The creditor did sue him for the same.

The “being come must just” is bit ambiguous. Christ was just in coming. The creditor is just in bringing suit. The creditor sues Christ on my debt. Not surprisingly:

Did win the case,

At this point, the genius of this passage springs forth. A creditor who wins, places the debtor into jail. What jail was available for this debtor? The grave:

and in the grave him thrust.

This making of the grave, the debtor’s prison for sin combines the theological, the historical, and the poetic.  But Christ could not be kept in the grave. Being just himself and being of infinite merit, he can pay my debt.
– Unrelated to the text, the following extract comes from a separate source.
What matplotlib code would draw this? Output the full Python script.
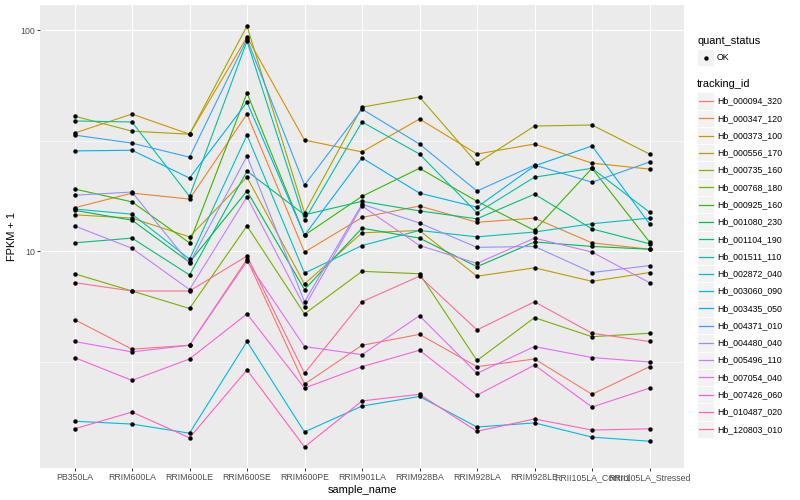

Moreover, being without debt himself, the jail will not hold:

Who having in this prison paid the debt.

Christ was vindicated legally: he was acquitted and came forth.  Death is the keeper of the jail. Death’s Valet is a wonderful touch: It is as if Death kept a servant in place to make sure the prisoner stayed put. Perhaps this is a wry reference to the guards kept about the tomb.

And took a ‘quittance, made Death’s Valet fret.

Death’s Valet is in then in fear because the grave did not hold. The grave has been the most secure prison in the history of the world. Even the resuscitations of life, such as calling Lazarus forth were only temporary. Lazarus went on to die. It is as if he received a furlough. But Christ came forth with a full vindication and acquittal. Death’s most dangerous enemy was walked out the front door of the prison and is now looking for death.